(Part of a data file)

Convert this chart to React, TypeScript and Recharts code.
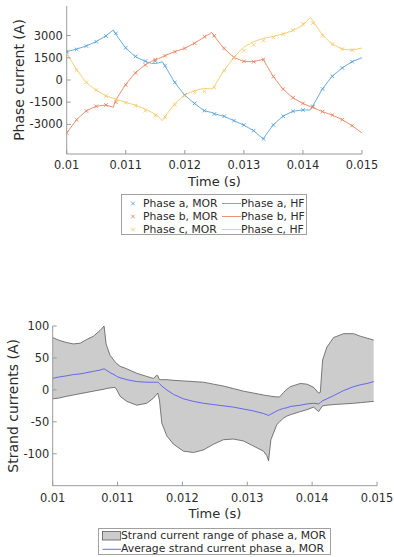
import React from 'react';
import { ComposedChart, Line, Scatter, XAxis, YAxis, Area, Label } from 'recharts';

// ---------- Top chart: phase currents ----------
const hfTime = [0.01, 0.010169, 0.010327, 0.010496, 0.010665, 0.010789, 0.010823, 0.010992, 0.011156, 0.011325, 0.011437, 0.011494, 0.01155, 0.011618, 0.011663, 0.011826, 0.011996, 0.012159, 0.012322, 0.012458, 0.012492, 0.012661, 0.01283, 0.012993, 0.013162, 0.013326, 0.013495, 0.013658, 0.013827, 0.013991, 0.014126, 0.01416, 0.014329, 0.014493, 0.014662, 0.014831, 0.015];
const hfPhaseA = [1912, 2090, 2295, 2587, 2992, 3375, 3150, 2182, 1597, 1260, 1125, 1120, 1147, 1237, 967, -157, -1012, -1575, -2070, -2200, -2272, -2452, -2745, -3037, -3420, -3982, -3037, -2452, -2115, -2025, -2025, -1800, -607, 247, 810, 1237, 1507];
const hfPhaseB = [-3577, -2677, -2092, -1777, -1687, -1845, -1395, -337, 472, 1012, 1260, 1372, 1440, 1560, 1642, 1912, 2137, 2475, 2880, 3217, 2992, 2137, 1530, 1260, 1237, 1395, 247, -607, -1192, -1575, -1800, -1845, -2137, -2362, -2677, -3082, -3577];
const hfPhaseC = [1800, 697, -157, -675, -1080, -1240, -1282, -1507, -1687, -1957, -2180, -2300, -2450, -2745, -2475, -1620, -1000, -720, -562, -607, -450, 630, 1530, 2205, 2587, 2812, 2947, 3105, 3330, 3667, 4230, 4050, 3037, 2430, 2092, 2025, 2160];

const morTime = [0.01, 0.010167, 0.010333, 0.0105, 0.010667, 0.010833, 0.011, 0.011167, 0.011333, 0.0115, 0.011667, 0.011833, 0.012, 0.012167, 0.012333, 0.0125, 0.012667, 0.012833, 0.013, 0.013167, 0.013333, 0.0135, 0.013667, 0.013833, 0.014, 0.014167, 0.014333, 0.0145, 0.014667, 0.014833];
const morPhaseA = [1912, 2070, 2295, 2587, 2970, 3150, 2182, 1597, 1282, 1282, 967, -157, -1012, -1575, -2070, -2295, -2452, -2745, -3037, -3420, -3982, -3037, -2452, -2115, -2025, -1777, -607, 247, 810, 1237];
const morPhaseB = [-3577, -2677, -2092, -1777, -1687, -1507, -337, 472, 1012, 1372, 1642, 1912, 2137, 2475, 2925, 2992, 2137, 1530, 1260, 1237, 1395, 247, -607, -1192, -1575, -1845, -2137, -2362, -2677, -3082];
const morPhaseC = [1755, 675, -157, -675, -1080, -1350, -1530, -1732, -2070, -2407, -2520, -1665, -1057, -832, -765, -495, 630, 1530, 1980, 2385, 2655, 2880, 3105, 3375, 3780, 3847, 2992, 2430, 2092, 2025];

const timeTicks = [0.01, 0.011, 0.012, 0.013, 0.014, 0.015];
const timeTickLabels = ['0.01', '0.011', '0.012', '0.013', '0.014', '0.015'];
const phaseTicks = [-3000, -1500, 0, 1500, 3000];
const phaseTickLabels = ['-3000', '-1500', '0', '1500', '3000'];

const topLegendMor = ['Phase a, MOR', 'Phase b, MOR', 'Phase c, MOR'];
const topLegendHf = ['Phase a, HF', 'Phase b, HF', 'Phase c, HF'];

// ---------- Bottom chart: strand currents ----------
const stTime = [0.01, 0.010087, 0.010216, 0.010319, 0.010422, 0.010525, 0.010628, 0.01073, 0.010792, 0.010823, 0.010885, 0.010962, 0.010988, 0.011039, 0.011142, 0.011296, 0.011451, 0.011553, 0.011605, 0.01162, 0.011646, 0.011682, 0.011759, 0.011862, 0.012016, 0.012171, 0.012325, 0.012479, 0.012634, 0.012788, 0.012942, 0.013097, 0.013251, 0.013302, 0.013328, 0.013364, 0.013457, 0.013498, 0.01356, 0.013611, 0.013663, 0.013817, 0.01392, 0.014023, 0.0141, 0.014126, 0.014161, 0.014228, 0.014331, 0.014486, 0.01464, 0.014743, 0.014846, 0.014949];
const stUpper = [82, 78, 74, 72, 73, 79, 84, 93, 100, 72, 54, 44, 41, 37, 33, 26, 21, 18, 23, 22, 16, 16, 16, 15, 14, 13, 12, 9, 6, 2, -2, -5, -8, -9, -9, -10, -11, -11, -4, 1, 5, 10, 9, 4, -5, -4, 47, 67, 82, 88, 88, 84, 81, 78];
const stLower = [-14, -13, -10, -8, -6, -4, -2, 0, 1, 2, 3, 4, 0, -10, -18, -24, -21, -13, -7, -5, -16, -52, -72, -85, -96, -98, -94, -85, -78, -77, -80, -88, -96, -103, -111, -78, -54, -50, -44, -41, -39, -34, -31, -27, -34, -30, -25, -24, -23, -22, -21, -20, -19, -18];
const stAverage = [18, 20, 22, 24, 25, 27, 29, 31, 33, 31, 27, 23, 21, 19, 16, 13, 12, 12, 12, 12, 10, 6, 0, -7, -14, -18, -21, -23, -25, -27, -30, -33, -37, -39, -40, -38, -33, -31, -29, -28, -26, -24, -22, -21, -22, -20, -17, -14, -9, -1, 5, 8, 10, 13];

const strandTicks = [-100, -50, 0, 50, 100];
const strandTickLabels = ['-100', '-50', '0', '50', '100'];
const bottomLegend = ['Strand current range of phase a, MOR', 'Average strand current phase a, MOR'];

// ---------- derived tables ----------
const hfData = hfTime.map((t, i) => ({ t, a: hfPhaseA[i], b: hfPhaseB[i], c: hfPhaseC[i] }));
const morData = morTime.map((t, i) => ({ t, a: morPhaseA[i], b: morPhaseB[i], c: morPhaseC[i] }));
const strandData = stTime.map((t, i) => ({ t, range: [stLower[i], stUpper[i]], avg: stAverage[i] }));

const FONT = "'DejaVu Sans', Verdana, sans-serif";
const TXT = '#2b2b2b';
const AX = '#9a9a9a';
const C_A = '#5aa3db';
const C_B = '#ea8463';
const C_C = '#f5ca6a';
const C_AVG = '#5a5af2';

function XMark(props: any) {
  const { cx, cy, color } = props;
  if (cx == null || cy == null) return <g />;
  const s = 1.8;
  return (
    <path
      d={`M${cx - s},${cy - s}L${cx + s},${cy + s}M${cx - s},${cy + s}L${cx + s},${cy - s}`}
      stroke={color}
      strokeWidth={0.9}
      fill="none"
    />
  );
}

const tickStyle = { fill: TXT, fontSize: 11.4 };

function TopChart() {
  return (
    <ComposedChart width={394} height={200} margin={{ top: 6, right: 32, bottom: 0, left: 0 }}>
      <XAxis xAxisId="b" dataKey="t" type="number" domain={[0.01, 0.015]} allowDataOverflow ticks={timeTicks}
        interval={0} tickFormatter={(v: any, i: number) => timeTickLabels[i]} height={46} tickSize={-4} tickMargin={11}
        stroke={AX} tick={tickStyle}>
        <Label value="Time (s)" position="insideBottom" offset={14} fill={TXT} fontSize={13} />
      </XAxis>
      <XAxis xAxisId="t" orientation="top" dataKey="t" type="number" domain={[0.01, 0.015]} allowDataOverflow ticks={timeTicks}
        interval={0} height={0} tick={false} tickSize={-4} stroke={AX} />
      <YAxis yAxisId="l" type="number" domain={[-5000, 5000]} allowDataOverflow ticks={phaseTicks} interval={0}
        tickFormatter={(v: any, i: number) => phaseTickLabels[i]} width={66.7} tickSize={-4} tickMargin={8}
        stroke={AX} tick={tickStyle}>
        <Label value="Phase current (A)" angle={-90} position="insideLeft" offset={19} fill={TXT} fontSize={14}
          style={{ textAnchor: 'middle' }} />
      </YAxis>
      <YAxis yAxisId="r" orientation="right" type="number" domain={[-5000, 5000]} allowDataOverflow ticks={phaseTicks}
        interval={0} width={0} tick={false} tickSize={-4} stroke={AX} />
      <Scatter xAxisId="b" yAxisId="l" data={morData} dataKey="a" isAnimationActive={false}
        shape={(p: any) => <XMark {...p} color={C_A} />} />
      <Scatter xAxisId="b" yAxisId="l" data={morData} dataKey="b" isAnimationActive={false}
        shape={(p: any) => <XMark {...p} color={C_B} />} />
      <Scatter xAxisId="b" yAxisId="l" data={morData} dataKey="c" isAnimationActive={false}
        shape={(p: any) => <XMark {...p} color={C_C} />} />
      <Line xAxisId="b" yAxisId="l" data={hfData} dataKey="a" type="linear" stroke={C_A} strokeWidth={0.9} dot={false}
        activeDot={false} isAnimationActive={false} />
      <Line xAxisId="b" yAxisId="l" data={hfData} dataKey="b" type="linear" stroke={C_B} strokeWidth={0.9} dot={false}
        activeDot={false} isAnimationActive={false} />
      <Line xAxisId="b" yAxisId="l" data={hfData} dataKey="c" type="linear" stroke={C_C} strokeWidth={0.9} dot={false}
        activeDot={false} isAnimationActive={false} />
    </ComposedChart>
  );
}

function BottomChart() {
  return (
    <ComposedChart width={394} height={230} data={strandData} margin={{ top: 26, right: 17, bottom: 0, left: 0 }}>
      <XAxis xAxisId="b" dataKey="t" type="number" domain={[0.01, 0.015]} allowDataOverflow ticks={timeTicks}
        interval={0} tickFormatter={(v: any, i: number) => timeTickLabels[i]} height={44.3} tickSize={-4} tickMargin={12}
        stroke={AX} tick={tickStyle}>
        <Label value="Time (s)" position="insideBottom" offset={12} fill={TXT} fontSize={13} />
      </XAxis>
      <XAxis xAxisId="t" orientation="top" dataKey="t" type="number" domain={[0.01, 0.015]} allowDataOverflow ticks={timeTicks}
        interval={0} height={0} tick={false} tickSize={-4} stroke={AX} />
      <YAxis yAxisId="l" type="number" domain={[-150, 100]} allowDataOverflow ticks={strandTicks} interval={0}
        tickFormatter={(v: any, i: number) => strandTickLabels[i]} width={52.7} tickSize={-4} tickMargin={7.4}
        stroke={AX} tick={tickStyle}>
        <Label value="Strand currents (A)" angle={-90} position="insideLeft" offset={13} fill={TXT} fontSize={14}
          style={{ textAnchor: 'middle' }} />
      </YAxis>
      <YAxis yAxisId="r" orientation="right" type="number" domain={[-150, 100]} allowDataOverflow ticks={strandTicks}
        interval={0} width={0} tick={false} tickSize={-4} stroke={AX} />
      <Area xAxisId="b" yAxisId="l" dataKey="range" type="linear" stroke="#5a5a5a" strokeWidth={0.8} fill="#cccccc"
        fillOpacity={1} dot={false} activeDot={false} isAnimationActive={false} />
      <Line xAxisId="b" yAxisId="l" dataKey="avg" type="linear" stroke={C_AVG} strokeWidth={0.9} dot={false}
        activeDot={false} isAnimationActive={false} />
    </ComposedChart>
  );
}

const legendText: React.CSSProperties = {
  position: 'absolute', fontSize: 10.8, lineHeight: '13px', color: TXT, whiteSpace: 'nowrap',
};

function TopLegend() {
  const colors = [C_A, C_B, C_C];
  return (
    <div style={{ position: 'absolute', left: 121, top: 194, width: 184, height: 39, border: '1px solid #a0a0a0', background: '#fff' }}>
      {topLegendMor.map((label, i) => (
        <React.Fragment key={label}>
          <svg style={{ position: 'absolute', left: 7, top: 1.5 + i * 13, overflow: 'visible' }} width={8} height={13}>
            <path d="M2.2,4.7L5.8,8.3M2.2,8.3L5.8,4.7" stroke={colors[i]} strokeWidth={0.9} fill="none" />
          </svg>
          <span style={{ ...legendText, left: 21, top: 1.5 + i * 13 }}>{label}</span>
          <svg style={{ position: 'absolute', left: 100, top: 1.5 + i * 13, overflow: 'visible' }} width={20} height={13}>
            <line x1={0} y1={6.5} x2={19} y2={6.5} stroke={colors[i]} strokeWidth={0.9} />
          </svg>
          <span style={{ ...legendText, left: 119, top: 1.5 + i * 13 }}>{topLegendHf[i]}</span>
        </React.Fragment>
      ))}
    </div>
  );
}

function BottomLegend() {
  return (
    <div style={{ position: 'absolute', left: 98, top: 527.5, width: 231, height: 25, border: '1px solid #a0a0a0', background: '#fff' }}>
      <svg style={{ position: 'absolute', left: 3, top: 0, overflow: 'visible' }} width={20} height={26}>
        <rect x={0.5} y={2.5} width={18} height={8.5} fill="#cccccc" stroke="#5a5a5a" strokeWidth={0.8} />
        <line x1={0.5} y1={20.3} x2={19} y2={20.3} stroke={C_AVG} strokeWidth={0.9} />
      </svg>
      <span style={{ ...legendText, left: 22, top: 0.5 }}>{bottomLegend[0]}</span>
      <span style={{ ...legendText, left: 22, top: 13.8 }}>{bottomLegend[1]}</span>
    </div>
  );
}

export default function App() {
  return (
    <div style={{ position: 'absolute', left: 0, top: 0, width: 394, height: 557, background: '#fff', fontFamily: FONT, overflow: 'hidden' }}>
      <div style={{ position: 'absolute', left: 0, top: 0 }}>
        <TopChart />
      </div>
      <div style={{ position: 'absolute', left: 0, top: 300 }}>
        <BottomChart />
      </div>
      <TopLegend />
      <BottomLegend />
    </div>
  );
}
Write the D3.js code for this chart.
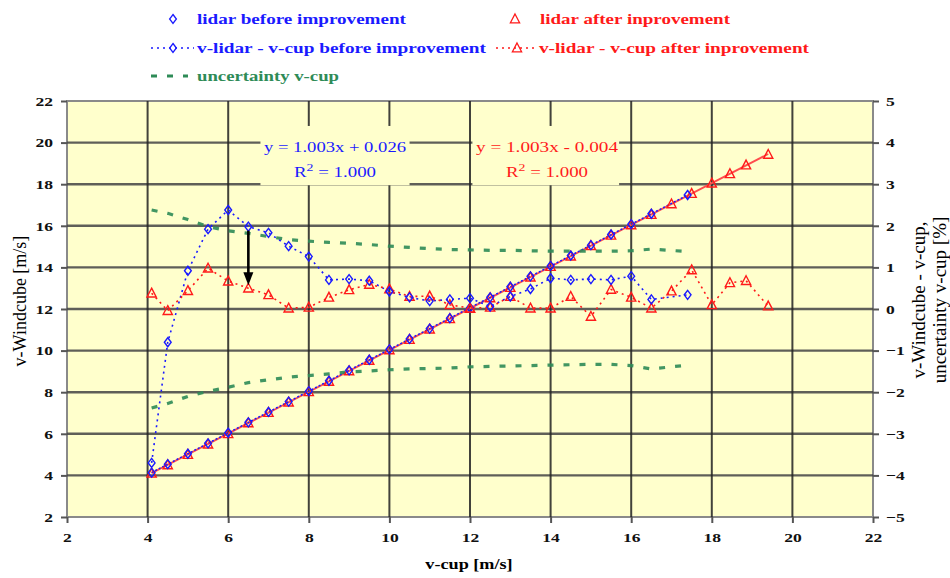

WRITTEN PROBLEM: Pictures excluded, repeat exactly the lines from the top of the material through the line with "YAxis, Area, Label", including both of those lines.

WRITTEN ANSWER:
Convert this chart to React, TypeScript and Recharts code.
import React from 'react';
import { ComposedChart, Line, Scatter, XAxis, YAxis, Area, Label } from 'recharts';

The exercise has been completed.